Whitey: United States of America v. James J. Bulger (2014)
Dir: Joe Berlinger
Magnolia Pictures (Official Site)
U.S. Theatrical Release: June 27, 2014 (Limited)
Just before Christmas in 1994, James “Whitey” Bulger, a big player in the so-called Irish Mafia in South Boston, was tipped off that the FBI had issued a warrant for his arrest. Having spent decades as an FBI informant, Bulger had cultivated plenty of friends in law enforcement, several of whom were happy to give him a head start in what would become 16 years of life on the lam. By the time he was finally caught and arrested in 2011, several individuals in the Boston office of the FBI were known to have ignored the crimes of the Irish Mafia — everything from extortion to theft to murder — in exchange for information from these gangsters that would allow them to take down the Irish Mafia’s biggest competitors: the Italian Mafia.
Whitey: United States of America v. James J. Bulger is a startling new documentary that investigates the overwhelming deception, corruption and brutality of organized crime, not just by the gangsters, but by those in the FBI and Boston law enforcement who enabled them for decades. Boston FBI agent John Connolly, who grew up in Southie idolizing a teenaged yet already notorious Bulger, was especially involved in the perverse tit-for-tat that existed between the agency and the Irish Mafia. Connolly helped develop the Top Echelon Informant Program and promptly recruited Whitey, but ultimately gave him more information than the FBI ever got in return.

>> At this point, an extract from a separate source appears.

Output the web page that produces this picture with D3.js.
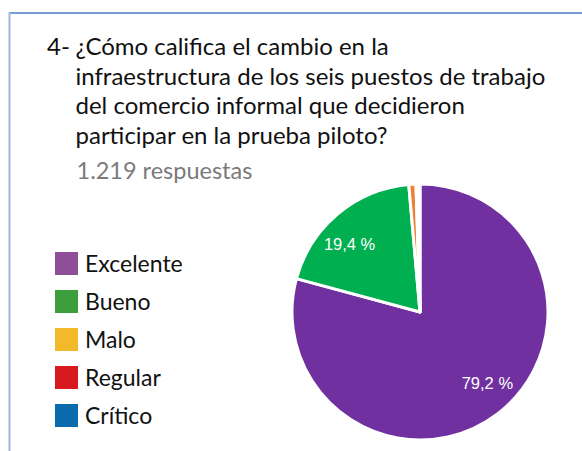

Once Bulger was apprehended and on trial, there was, of course, a catch: Bulger’s entire defense rested on his insistence that he was never an informant at all, that Connolly concocted the story to cover his own ass as he fed Whitey and his cronies information. As journalist David Boeri, one of dozens of interviewees in this documentary says, “The real story is: has our government enabled killers to run free?”
The film follows several witnesses against Whitey as they prepare to testify against him, people who were extorted by the gangster decades ago, who lost relatives to gangland murders in the 1970s and 1980s, all of whom have seen some of the FBI agents involved already punished, but are looking for some kind of final justice. Whitey does a terrific job of capturing their lives in a Southie where everyone knows everybody else, where there are no real secrets, and where a Southie son like Connolly is judged more harshly than the gangster he enabled.
Boasting terrific archival footage and photos that place the journalists, witnesses and other interviewees as being right in the middle of the action as it happened, Whitey recounts a fascinating and harrowing story. But it all starts to break down as more and more trust is placed in Bulger’s claims, and his lawyers all but say that he might as well be innocent, despite terrorizing an entire city and murdering people in cold blood, because the FBI were the real villains.
Most telling is the treatment of the prosecution as they are interviewed for the film. They’re all placed in a dark, empty room furnished with nothing but American flags, seated in hard plastic chairs without arms that are clumped uncomfortably close together. Bulger’s lawyer and other interviewees, however, are shown in natural settings: warm homes, cluttered offices, in casual dress with rolled-up sleeves. They all look approachable and believable, even Whitey’s own hitmen who testified against him, while the members of the prosecution team are made to look stiff and sinister. It’s an obvious and unnecessary trick, wholly unearned by the film, and the attempt to shift the majority of blame away from Bulger is disingenuous.
As the trial progresses, there are some genuine shocks for those unfamiliar with the case, and plenty of heartbreaking recollections from families ripped by Bulger and all his colleagues. But there are some stretches in here, too, some truths not told, a couple of instances of careful editing that border on staging a scene. Whitey is a good documentary, but it’s not the whole picture.